Hi Tom,
On Wed, 12 Jun 2024 at 11:07, Tom Rini trini@konsulko.com wrote:
On Wed, Jun 12, 2024 at 05:14:46PM +0100, Jiaxun Yang wrote:
在2024年6月12日六月 下午5:01,Tom Rini写道:
On Tue, Jun 11, 2024 at 10:04:13PM +0100, Jiaxun Yang wrote:
Current build_world task runs for too long on public gitlab runner.
Split the job as what we've done to azure pipeline.
Signed-off-by: Jiaxun Yang jiaxun.yang@flygoat.com
.gitlab-ci.yml | 103 +++++++++++++++++++++++++++++++++------------------------ 1 file changed, 59 insertions(+), 44 deletions(-)

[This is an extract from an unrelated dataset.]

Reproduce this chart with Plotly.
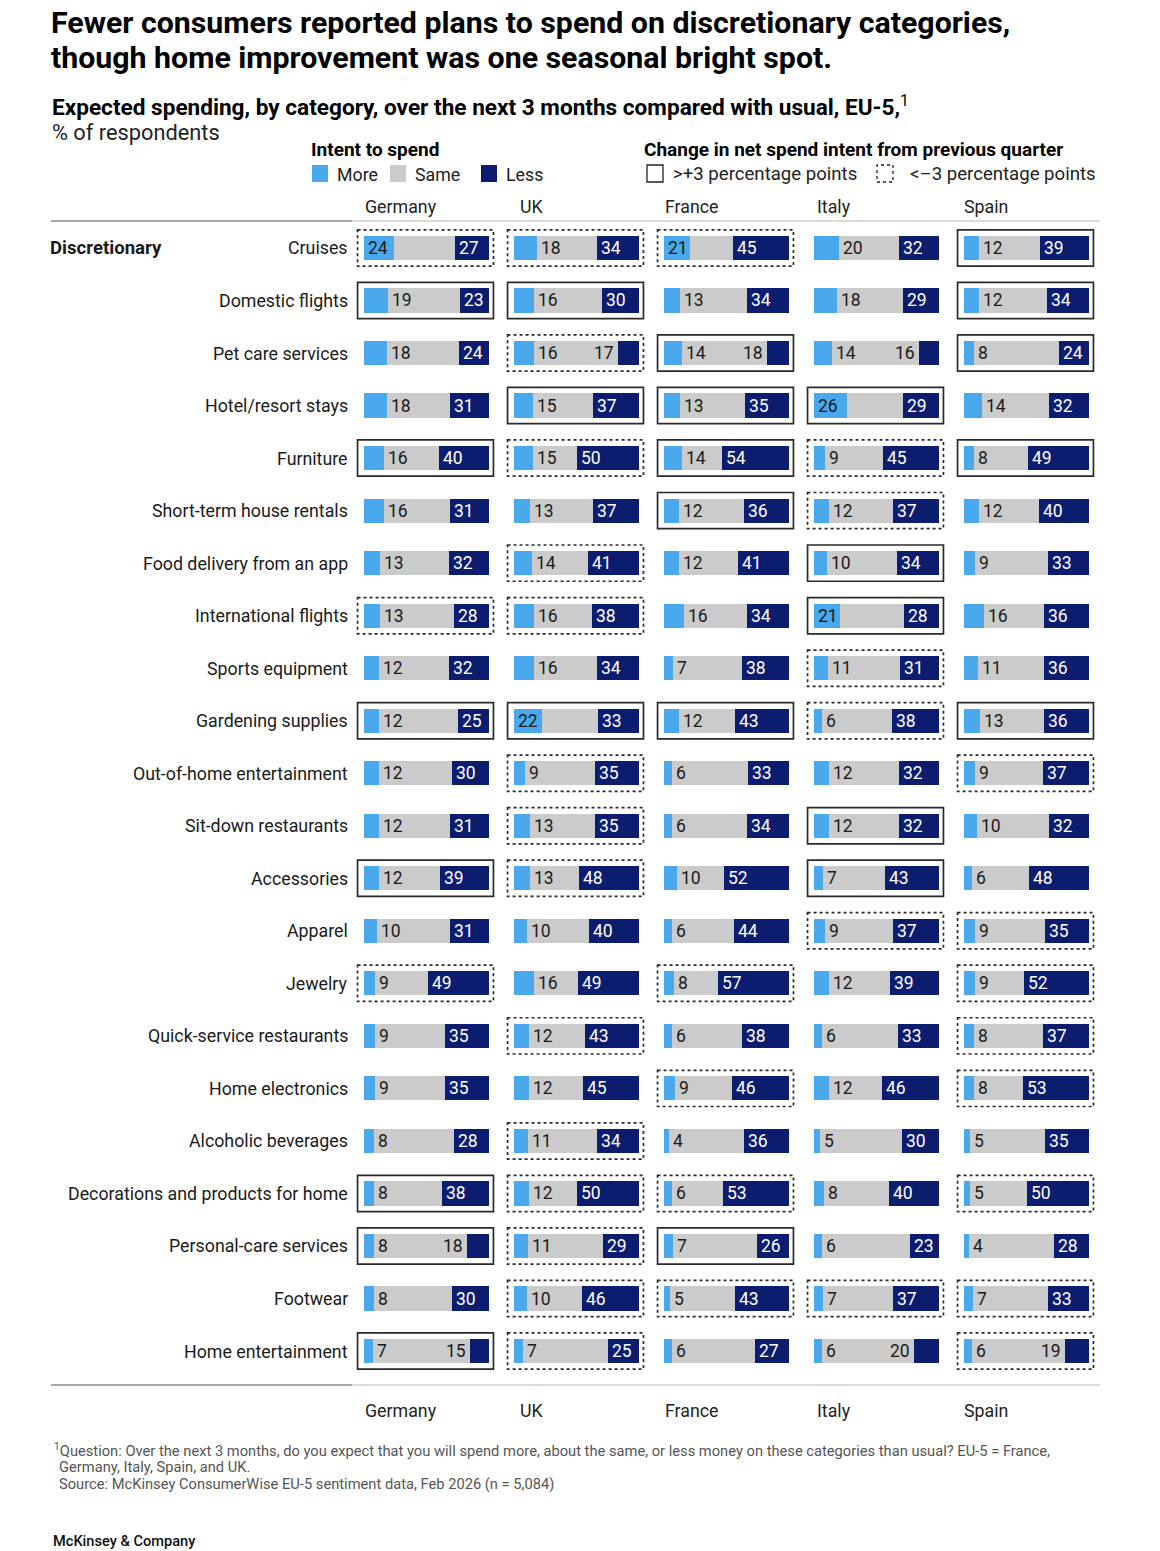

I don't like this. The list in Azure is because of the time limits there and in turn we: a) Have to tweak it periodically to keep things from running too long b) Have to tweak it to ensure that we don't miss some new SoC/etc
Then it will render running CI test on gitlab.com impossible again :-(
Yeah, it's not something I'm the happiest with. Looking around a bit, I see a blog post that talks about dealing with dynamic variables, in Azure. So we could, I think, figure out some logic to have each build stage say what platforms it covers. And then have a final step that compares all of the platforms built vs the global list (just tools/buildman/buildman --dry-run -v) to make sure nothing was missed. With something like that, and assuming GitLab can do it too (it probably can), I'm OK with having the world build be broken down to 10 groups (maximum number of parallel jobs in Azure CI for free) since we'll know if we miss something too.
So lets set this patch (and the doc update) aside for now, unless you want to look at the above. I'll look at the above soon.
Could we hook up one of our machines as a public runner somehow?